Tales from the USA: A (Short) Musical Journey Through NYC
Jazz clubs, jams, instruments, and tap dancers
In 2010 I took a trip to New York, and vowed to return as soon as possible. “As soon as possible” turned out to be 13 years later, but I finally made it back - and this time I was keen to explore some of the city’s rich musical history.
One of my first stops was Harlem, the former stomping ground of Duke Ellington, Ella Fitzgerald, Billie Holiday, Louis Armstrong, and countless other musicians, writers and comedians. I was delighted to pass by the famous Apollo Theater, having recently learned about its history from the book Showtime at the Apollo by Ted Fox.
A walking tour of the area introduced me to Shrine, a world music venue on Adam Clayton Powell Jr. Boulevard. As soon as I stepped inside, I knew this was a special place. The walls and ceiling are entirely covered by album covers, and you can look around and pick out familiar faces – Diana Ross, Neil Young, The Wailers, Nat King Cole, Thelonious Monk – from every different genre and generation. There are African masks and drums, old boomboxes, and a small, low stage that would mean almost no separation between audience and performer on a busy night.
There were a few shows scheduled at Shrine that evening, so I came back at 7pm to see South African singer Naledi Masilo perform with her band. The venue certainly lived up to expectations – I’m no sound engineer, but I suspect that covering the walls with record covers might have a positive effect on the sound in the room. Whether that’s the case or not, this was a great singer backed by a great band, well versed in jazz and South African pop standards.
From one musically historic area of New York to another, my next stop after Harlem was Greenwich Village. I mainly associated the Village with folk music; specifically the folk scene of the early 1960s, where singers like Carolyn Hester, Tom Paxton, Dave Van Ronk, Phil Ochs, and many others would have performed at clubs and coffeehouses like Gerde’s and Café Wha?. But Greenwich Village also has a thriving jazz scene, as I discovered when I called into Small’s Jazz Club for their Saturday afternoon jam session.
A jam generally begins with the house band playing a few tunes, before the floor is opened up for any musicians in the audience who want to join in (or, as is often the case, take over from one of the band).
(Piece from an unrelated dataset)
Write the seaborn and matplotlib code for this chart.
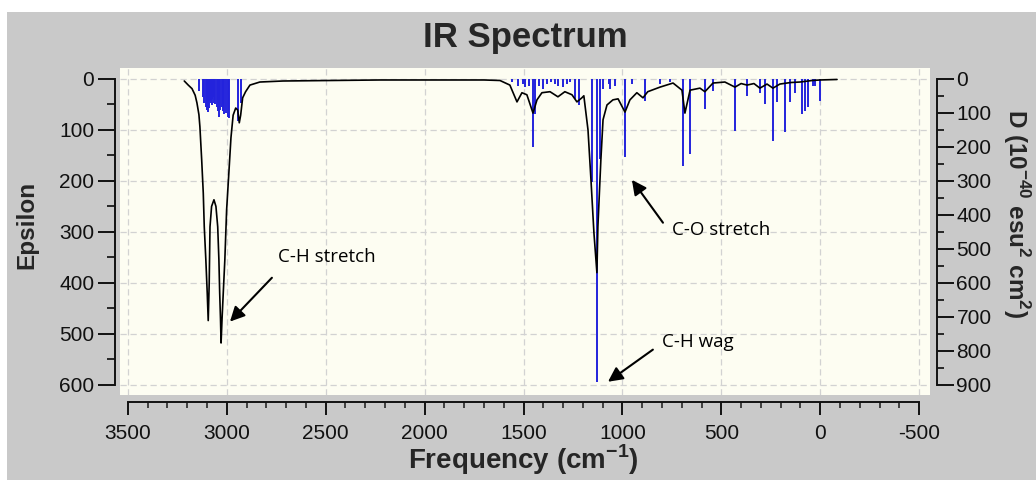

People show up from all walks of life, ready to share what is probably for many of them a hidden talent. On this afternoon at Small’s, we had singers, piano players, double bassists, drummers, a trombonist, a cornet player, and even a tap dancer.
Partway into the jam a young man walked in with his girlfriend. It looked like he was trying to work up the courage to join the jam, but wasn’t sure about it – at one point it looked like he was ready to abandon the whole idea and leave. Thankfully he didn’t: he made it to the stage and played some great double bass, complete with solos. When he shuffled back to his seat, the row behind him (my row) gave him a round of applause and many pats on the back, much to his surprise and joy.
While in Greenwich Village I also stopped by Jones Street, where the cover photo of The Freewheelin’ Bob Dylan was taken. Just across the road on West 4th Street is an amazing store called Music Inn World Instruments, which contains almost every type of instrument you could imagine: guitars, mandolins, dulcimers, accordions, banduras, djembes. When I walked in there was a man sitting on the floor playing a sitar, which sounded beautiful. The store was also home to possibly the oldest cash register I’ve ever seen, which I sadly forgot to photograph.
Crammed in between all the instruments (which, as you can see, were literally hanging from the ceiling) were shelves of old records, from folk to jazz and everything in between. I was happy to find a copy of The Midnight Special by Harry Belafonte, which also contains the debut released performance of the aforementioned Mr Dylan, playing harmonica on the title track.
And that was my NYC music experience. I realise that I barely scratched the surface of the music New York City has to offer, but that’s okay – I’ll be back.
Beautiful shot of the Freewheelin' street. Your post made me remember the disappointment I felt on discovering that the Oh Mercy mural (over on the west side somewhere, if memory serves) was gone.
I lived in New York for seventeen years and was unable, at the time, to appreciate it. If I'd known that giants of music like Ryuichi Sakamoto and Yoko Ono -- not to mention Peter Stampfel, my favorite singer on earth, who was playing god knows how many 30-capacity NYC gigs every year -- were roaming those same streets -- if I had known them to be the giants I now recognise them as! -- I might have felt differently about it all.